So, to summarize, Adler and his Council majority insisted on moving forward not just on rewriting the Land Development Code, but also with rezoning almost the entire City. In the process, they tried to deny tens of thousands of affected citizens their notification and petition rights. 

Then they started marketing the whole package as essential to virtually every aspect of desirable local accomplishment. Adler perhaps gave the broadest summary when he mused in late 2019: “With every day, we’re losing the benefit the code rewrite can provide on environment and climate mitigation; we’re losing the ability to move forward on mobility choices and safety and congestion; we’re watching the displacement of vulnerable people in communities; we’re losing affordable housing stock every day, we’re losing potential housing supply on lots that we’ll never recover; we’re not reducing flood risk, and we’re not increasing equity in the ways that a code rewrite can.”
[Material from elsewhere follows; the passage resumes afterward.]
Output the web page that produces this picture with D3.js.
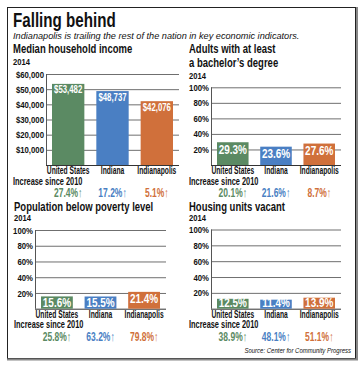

Now, almost eight years have passed since Adler and the first 10-1 Council took office. The Land Development Code on which there is widespread agreement that it needs to be replaced, instead remains in place. It seems fair to say that Adler and the Council majority have squandered almost eight years of opportunity to rewrite the actual Code that they consider critical not only to affordable housing, but to a host of related, and unrelated problems. Now, they are trying to rush through some changes before several members leave the Council. Is it any wonder many citizens don’t trust the Mayor and Council on this?

Coming Soon: How and when did voting lockstep with developers become part of being a “progressive?”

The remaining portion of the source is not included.